A CBP Agriculture K9 alerted to a shipment of personal affects arriving from Saudi Arabia. CBP agriculture specialists examined the shipment and intercepted several dead beetles and cast skins found in a bag of melon seeds.
Agriculture specialists sent the specimens to the local Animal and Plant Health Inspection Service Identifiers (APHIS) for identification, and determined the specimens to be Trogoderma granarium Everts (Dermestidae) or Khapra beetle.
“Protecting our nation’s agriculture industry from invasive plant pests and diseases is one of our many priorities,” said CBP Director of Field Operations Jeffrey O. Baldwin Sr. “This interception is an example of how effective our K9 teams can be.”
According to U.S. Department of Agriculture’s Animal and Plant Health Inspection Service, previous detections of Khapra beetle resulted in massive, long term-control and eradication efforts at great cost to the American taxpayer.

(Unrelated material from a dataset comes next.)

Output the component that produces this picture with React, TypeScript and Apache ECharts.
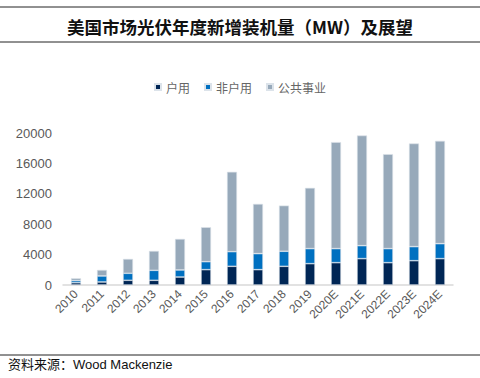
import React, { useEffect, useRef } from "react";
import * as echarts from "echarts";

const years = ["2010","2011","2012","2013","2014","2015","2016","2017","2018","2019","2020E","2021E","2022E","2023E","2024E"];
const residential = [300, 400, 620, 620, 1050, 2020, 2460, 2020, 2460, 2810, 2940, 3470, 2940, 3200, 3470];
const nonResidential = [280, 790, 920, 1310, 930, 1050, 1930, 2110, 1980, 1980, 1850, 1710, 1850, 1850, 1970];
const utility = [300, 790, 1890, 2550, 4080, 4530, 10500, 6540, 6010, 7990, 14010, 14490, 12430, 13570, 13530];
const seriesNames = ["户用", "非户用", "公共事业"];
const yTicks = [0, 4000, 8000, 12000, 16000, 20000];

export default function App() {
  const ref = useRef<HTMLDivElement>(null);
  useEffect(() => {
    const chart = echarts.init(ref.current!, null, { renderer: "svg" });
    const colors = ["#002655", "#0070c0", "#97a9ba"];
    const data = [residential, nonResidential, utility];
    chart.setOption({
      animation: false,
      backgroundColor: "#ffffff",
      title: {
        text: "美国市场光伏年度新增装机量（MW）及展望",
        left: "center",
        top: 13,
        textStyle: { fontFamily: "Noto Sans CJK SC", fontSize: 17.5, fontWeight: "bold", color: "#111111" },
      },
      graphic: [
        { type: "line", shape: { x1: 0, y1: 7, x2: 480, y2: 7 }, style: { stroke: "#222", lineWidth: 1 } },
        { type: "line", shape: { x1: 0, y1: 42, x2: 480, y2: 42 }, style: { stroke: "#222", lineWidth: 1 } },
        { type: "line", shape: { x1: 0, y1: 355, x2: 480, y2: 355 }, style: { stroke: "#222", lineWidth: 1 } },
        {
          type: "text", left: 8, top: 358,
          style: { text: "资料来源：Wood Mackenzie", font: "13px 'Liberation Sans', 'Noto Sans CJK SC'", fill: "#111" },
        },
      ],
      legend: {
        top: 76,
        left: "center",
        itemWidth: 6,
        itemHeight: 6,
        itemGap: 14,
        icon: "rect",
        textStyle: { fontFamily: "Noto Sans CJK SC", fontSize: 12, color: "#666666" },
        data: seriesNames,
      },
      grid: { left: 63, right: 27, top: 133, bottom: 93, containLabel: false },
      xAxis: {
        type: "category",
        data: years,
        axisLine: { lineStyle: { color: "#d9d9d9", width: 1.5 } },
        axisTick: { show: false },
        axisLabel: { rotate: 45, fontSize: 12, color: "#595959", fontFamily: "Liberation Sans", margin: 7, interval: 0 },
      },
      yAxis: {
        type: "value",
        min: 0,
        max: 20000,
        interval: 4000,
        axisLine: { show: false },
        axisTick: { show: false },
        splitLine: { show: false },
        axisLabel: { fontSize: 13, color: "#595959", fontFamily: "Liberation Sans", margin: 11,
          formatter: (v: number) => (yTicks.includes(v) ? String(v) : "") },
      },
      series: seriesNames.map((name, i) => ({
        name,
        type: "bar",
        stack: "total",
        barWidth: 10,
        data: data[i],
        itemStyle: { color: colors[i], borderColor: "#dce3ea", borderWidth: 0.6 },
      })),
    });
    return () => chart.dispose();
  }, []);
  return <div ref={ref} style={{ width: 480, height: 378, position: "absolute", left: 0, top: 0 }} />;
}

Khapra beetle are difficult to control because they can survive without food for long periods, requires little moisture, hides in tiny cracks and crevices, and are relatively resistant to many insecticides and fumigants.
Houston CBP Agriculture Specialists have intercepted more than 20 Khapra beetles this year alone.
Earlier this year, CBP began enforcing a federal quarantine order that restricts the importation of rice into the U.S. from countries with known Khapra beetle infestations. The introduction and establishment of Khapra beetle into the U.S. poses a serious threat to stored agricultural products, including spices, grains and packaged foods.
These restrictions apply to all countries where Khapra beetle is known to occur, including Afghanistan, Algeria, Bangladesh, Burkina Faso, Cyprus, Egypt, India, Iran, Iraq, Israel, Libya, Mali, Mauritania, Morocco, Myanmar, Niger, Nigeria, Pakistan, Saudi Arabia, Senegal, Sri Lanka, Sudan, Syria, Tunisia, Turkey and United Arab Emirates.
Infestation affects grain quality as well as quantity. Infestation of commodities with Khapra beetle can lead to the following consequences:
- Economic loss of valuable grain or other domestic or export products
- Lowered quality of products due to contamination
- Costs associated with prevention and treatment
- Consumer health risks when exposed to products contaminated with insect parts
In the U.S., infestation can result in the loss of export markets. If the Khapra beetle became established in the United States, other countries would likely place restrictions on imports of U.S. grain, or cereal products.
The melon seeds will be destroyed by steam sterilization.